For driving records (if the babysitter will be driving your kid around), you can call the DMV for driving records or do it online in some states. They’ll be able to look it up based on the driver’s license number and social security number, and the records will indicate any convictions, violations, suspensions, or accidents — depending on the state — according to the Criminal Watchdog website. You can also look at the sex offender registry to see if their name is on that list, as all sex offender registries are public information.
As far as child abuse and neglect records, contact the state’s child protective services and see if your particular state’s office allows employers to check for the babysitter’s name on their registry. However, each state is different, and yours may not allow this.

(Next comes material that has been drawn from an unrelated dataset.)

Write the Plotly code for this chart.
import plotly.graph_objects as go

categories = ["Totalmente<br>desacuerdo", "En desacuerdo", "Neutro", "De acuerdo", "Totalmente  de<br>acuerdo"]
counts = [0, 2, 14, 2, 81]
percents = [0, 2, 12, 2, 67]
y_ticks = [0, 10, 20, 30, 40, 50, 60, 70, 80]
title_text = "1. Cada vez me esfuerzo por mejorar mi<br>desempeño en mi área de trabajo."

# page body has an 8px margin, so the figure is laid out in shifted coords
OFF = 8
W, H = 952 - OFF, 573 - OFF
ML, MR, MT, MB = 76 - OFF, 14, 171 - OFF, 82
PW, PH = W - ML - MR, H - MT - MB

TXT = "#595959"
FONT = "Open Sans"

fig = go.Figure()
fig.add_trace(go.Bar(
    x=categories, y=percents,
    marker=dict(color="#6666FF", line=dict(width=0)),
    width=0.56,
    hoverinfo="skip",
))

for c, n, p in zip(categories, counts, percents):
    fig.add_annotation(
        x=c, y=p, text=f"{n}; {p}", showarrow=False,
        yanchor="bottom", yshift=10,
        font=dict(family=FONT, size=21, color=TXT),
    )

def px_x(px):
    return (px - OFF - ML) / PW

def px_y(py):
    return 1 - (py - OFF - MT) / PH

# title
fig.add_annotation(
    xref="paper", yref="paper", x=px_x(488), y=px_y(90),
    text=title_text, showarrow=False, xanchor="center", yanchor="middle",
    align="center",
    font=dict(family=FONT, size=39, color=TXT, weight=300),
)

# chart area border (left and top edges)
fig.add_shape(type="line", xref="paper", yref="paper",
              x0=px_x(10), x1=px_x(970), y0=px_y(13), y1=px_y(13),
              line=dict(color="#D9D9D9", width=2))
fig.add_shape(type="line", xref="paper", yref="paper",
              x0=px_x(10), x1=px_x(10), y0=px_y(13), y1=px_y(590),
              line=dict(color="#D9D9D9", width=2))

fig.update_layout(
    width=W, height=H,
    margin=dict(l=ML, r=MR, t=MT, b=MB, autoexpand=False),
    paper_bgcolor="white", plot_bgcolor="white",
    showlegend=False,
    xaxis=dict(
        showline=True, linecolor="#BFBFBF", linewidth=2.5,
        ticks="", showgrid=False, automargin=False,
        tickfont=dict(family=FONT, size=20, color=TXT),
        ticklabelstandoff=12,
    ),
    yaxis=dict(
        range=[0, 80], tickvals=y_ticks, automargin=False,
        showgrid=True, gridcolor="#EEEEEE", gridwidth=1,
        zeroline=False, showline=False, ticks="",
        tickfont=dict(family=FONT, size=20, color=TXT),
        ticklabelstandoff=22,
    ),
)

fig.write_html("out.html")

And finally, reference checks are another additional way to make sure your babysitter is up to snuff. Ask the potential candidate for a list of references – preferably other families they’ve sat for — and give each of them a call. Have a list of questions ready. Criminal Watchdog also suggests asking your potential candidate for a full employment history and call past employers who aren’t even on the reference list for a “more complete picture.”
No matter which way you go about hiring a babysitter, knowing they've had a background check and them providing references is super important, and will definitely give you a little bit of peace of mind in a stressful situation. Good luck, and remember that it will all be OK! Enjoy yourself for an evening out — you've earned it.